* _Goal of the exercise_
Wherever the word "matplotlib" appears in the entries, copy the whole line.

* _Records_
──────────

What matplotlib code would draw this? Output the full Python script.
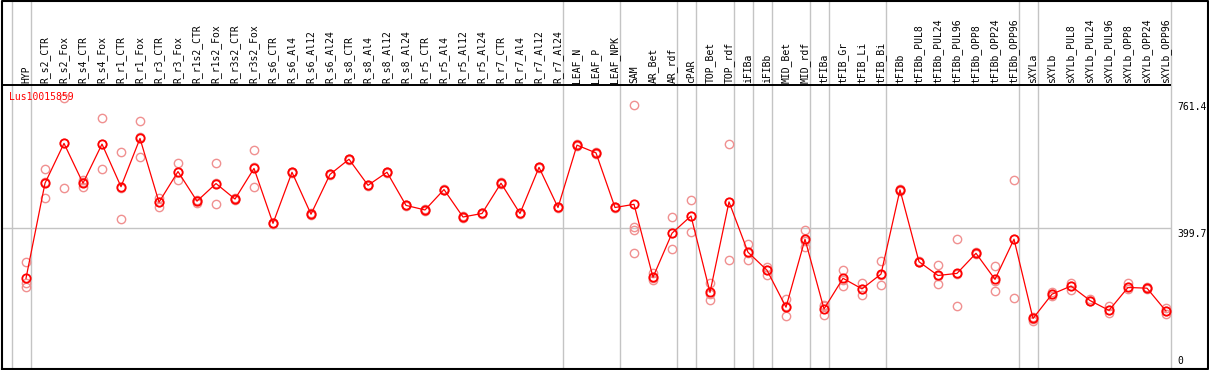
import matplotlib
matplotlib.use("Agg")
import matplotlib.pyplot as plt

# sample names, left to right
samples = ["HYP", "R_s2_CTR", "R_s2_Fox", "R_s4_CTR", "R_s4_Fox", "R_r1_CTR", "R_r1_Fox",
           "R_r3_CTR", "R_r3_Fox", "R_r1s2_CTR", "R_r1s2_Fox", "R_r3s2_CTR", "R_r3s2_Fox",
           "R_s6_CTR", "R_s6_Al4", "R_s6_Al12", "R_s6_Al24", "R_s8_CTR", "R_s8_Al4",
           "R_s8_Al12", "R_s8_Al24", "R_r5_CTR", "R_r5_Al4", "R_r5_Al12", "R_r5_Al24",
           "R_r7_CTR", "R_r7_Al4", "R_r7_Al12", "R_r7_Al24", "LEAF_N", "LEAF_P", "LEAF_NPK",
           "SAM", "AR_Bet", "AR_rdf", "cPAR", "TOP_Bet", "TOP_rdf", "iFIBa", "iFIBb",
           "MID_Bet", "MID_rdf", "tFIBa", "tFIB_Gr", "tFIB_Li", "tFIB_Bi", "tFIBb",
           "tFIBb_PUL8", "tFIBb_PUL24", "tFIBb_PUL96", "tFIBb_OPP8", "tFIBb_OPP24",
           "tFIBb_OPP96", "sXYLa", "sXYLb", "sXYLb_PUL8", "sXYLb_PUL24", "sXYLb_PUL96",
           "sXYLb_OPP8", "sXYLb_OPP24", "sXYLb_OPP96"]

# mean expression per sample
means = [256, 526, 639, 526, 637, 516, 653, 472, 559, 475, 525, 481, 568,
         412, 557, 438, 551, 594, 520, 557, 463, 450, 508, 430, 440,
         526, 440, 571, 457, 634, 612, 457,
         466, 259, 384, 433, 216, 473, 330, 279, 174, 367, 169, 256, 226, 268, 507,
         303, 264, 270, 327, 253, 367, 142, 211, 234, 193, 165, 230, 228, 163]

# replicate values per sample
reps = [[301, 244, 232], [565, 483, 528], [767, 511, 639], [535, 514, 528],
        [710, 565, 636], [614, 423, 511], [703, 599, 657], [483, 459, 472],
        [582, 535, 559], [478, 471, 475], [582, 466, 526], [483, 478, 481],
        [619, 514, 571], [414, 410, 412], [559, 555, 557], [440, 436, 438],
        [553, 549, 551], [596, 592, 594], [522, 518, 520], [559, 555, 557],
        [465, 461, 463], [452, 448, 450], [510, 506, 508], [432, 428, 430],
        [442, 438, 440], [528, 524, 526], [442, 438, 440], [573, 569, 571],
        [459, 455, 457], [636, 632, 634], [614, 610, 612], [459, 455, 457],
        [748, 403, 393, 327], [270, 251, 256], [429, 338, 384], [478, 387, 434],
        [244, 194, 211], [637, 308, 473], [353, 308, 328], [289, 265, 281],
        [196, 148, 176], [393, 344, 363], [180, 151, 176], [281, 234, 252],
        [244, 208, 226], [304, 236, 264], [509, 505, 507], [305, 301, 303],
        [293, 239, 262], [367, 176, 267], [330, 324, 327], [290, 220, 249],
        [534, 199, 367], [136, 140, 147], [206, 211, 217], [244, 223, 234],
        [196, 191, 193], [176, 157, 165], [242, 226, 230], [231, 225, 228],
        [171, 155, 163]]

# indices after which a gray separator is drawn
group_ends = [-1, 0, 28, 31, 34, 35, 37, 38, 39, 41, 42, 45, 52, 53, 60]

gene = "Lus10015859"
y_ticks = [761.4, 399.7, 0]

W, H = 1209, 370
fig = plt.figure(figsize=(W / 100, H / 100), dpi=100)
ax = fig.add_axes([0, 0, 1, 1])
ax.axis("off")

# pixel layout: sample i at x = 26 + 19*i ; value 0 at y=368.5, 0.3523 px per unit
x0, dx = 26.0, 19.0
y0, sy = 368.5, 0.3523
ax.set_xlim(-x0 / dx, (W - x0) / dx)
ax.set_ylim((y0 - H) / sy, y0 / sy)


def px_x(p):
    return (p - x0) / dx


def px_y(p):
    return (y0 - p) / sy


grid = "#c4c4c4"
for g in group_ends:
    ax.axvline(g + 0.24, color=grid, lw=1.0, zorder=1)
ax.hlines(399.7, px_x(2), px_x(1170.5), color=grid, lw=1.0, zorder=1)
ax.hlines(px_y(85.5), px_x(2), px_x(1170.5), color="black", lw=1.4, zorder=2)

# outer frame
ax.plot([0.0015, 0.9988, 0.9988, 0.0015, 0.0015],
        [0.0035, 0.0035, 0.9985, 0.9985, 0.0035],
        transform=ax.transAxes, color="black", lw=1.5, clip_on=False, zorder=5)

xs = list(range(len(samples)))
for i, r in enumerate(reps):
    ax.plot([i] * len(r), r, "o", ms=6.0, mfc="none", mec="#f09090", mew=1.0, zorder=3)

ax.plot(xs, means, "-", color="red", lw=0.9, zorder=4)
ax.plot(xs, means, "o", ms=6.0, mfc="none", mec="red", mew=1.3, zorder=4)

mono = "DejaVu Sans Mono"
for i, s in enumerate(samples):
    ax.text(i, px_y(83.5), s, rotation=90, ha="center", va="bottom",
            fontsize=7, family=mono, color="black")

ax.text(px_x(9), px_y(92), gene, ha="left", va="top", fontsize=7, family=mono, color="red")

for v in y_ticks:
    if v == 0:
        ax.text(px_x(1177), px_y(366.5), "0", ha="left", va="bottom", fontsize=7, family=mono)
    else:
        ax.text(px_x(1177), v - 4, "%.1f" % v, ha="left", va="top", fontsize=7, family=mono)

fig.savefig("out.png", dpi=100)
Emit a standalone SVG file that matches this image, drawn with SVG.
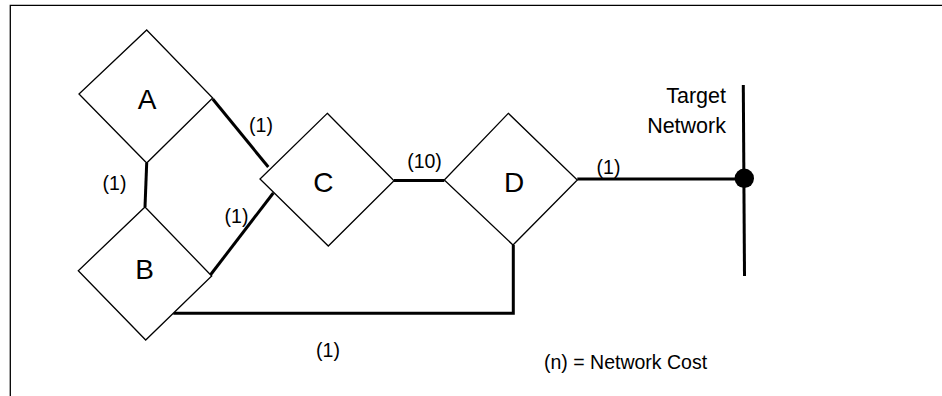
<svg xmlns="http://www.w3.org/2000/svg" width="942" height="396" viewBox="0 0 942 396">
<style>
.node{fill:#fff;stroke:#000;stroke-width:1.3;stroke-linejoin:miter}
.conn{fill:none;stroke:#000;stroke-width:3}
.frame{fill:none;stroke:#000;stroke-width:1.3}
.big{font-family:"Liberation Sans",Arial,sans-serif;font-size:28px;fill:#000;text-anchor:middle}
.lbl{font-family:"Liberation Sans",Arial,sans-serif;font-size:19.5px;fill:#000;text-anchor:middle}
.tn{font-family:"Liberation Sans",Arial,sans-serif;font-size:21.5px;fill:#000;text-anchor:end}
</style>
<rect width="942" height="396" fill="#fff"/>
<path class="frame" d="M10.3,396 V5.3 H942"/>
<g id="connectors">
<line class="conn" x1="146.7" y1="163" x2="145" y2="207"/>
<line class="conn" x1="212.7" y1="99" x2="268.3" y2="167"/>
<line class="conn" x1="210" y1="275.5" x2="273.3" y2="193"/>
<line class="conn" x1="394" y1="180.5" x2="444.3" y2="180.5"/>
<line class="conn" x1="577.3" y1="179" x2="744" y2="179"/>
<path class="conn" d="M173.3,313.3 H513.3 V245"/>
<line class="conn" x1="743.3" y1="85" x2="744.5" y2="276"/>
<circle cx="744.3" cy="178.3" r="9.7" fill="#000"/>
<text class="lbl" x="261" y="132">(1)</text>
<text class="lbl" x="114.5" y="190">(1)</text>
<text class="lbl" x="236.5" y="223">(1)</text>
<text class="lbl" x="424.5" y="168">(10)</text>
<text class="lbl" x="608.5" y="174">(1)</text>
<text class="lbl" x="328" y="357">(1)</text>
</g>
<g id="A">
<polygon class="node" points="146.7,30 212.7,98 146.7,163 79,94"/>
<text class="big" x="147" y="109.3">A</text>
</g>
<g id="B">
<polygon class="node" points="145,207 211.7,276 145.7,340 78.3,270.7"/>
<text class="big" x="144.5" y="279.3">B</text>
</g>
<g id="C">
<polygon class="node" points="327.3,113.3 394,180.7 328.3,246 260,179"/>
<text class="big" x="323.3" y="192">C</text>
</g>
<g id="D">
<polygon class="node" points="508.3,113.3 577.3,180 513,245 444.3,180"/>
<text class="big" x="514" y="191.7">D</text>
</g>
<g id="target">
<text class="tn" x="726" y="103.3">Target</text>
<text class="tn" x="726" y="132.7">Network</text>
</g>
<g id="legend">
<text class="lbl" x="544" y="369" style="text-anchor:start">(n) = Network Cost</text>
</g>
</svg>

──────────

* _Task answer_
What matplotlib code would draw this? Output the full Python script.
import matplotlib
matplotlib.use("Agg")
import matplotlib.pyplot as plt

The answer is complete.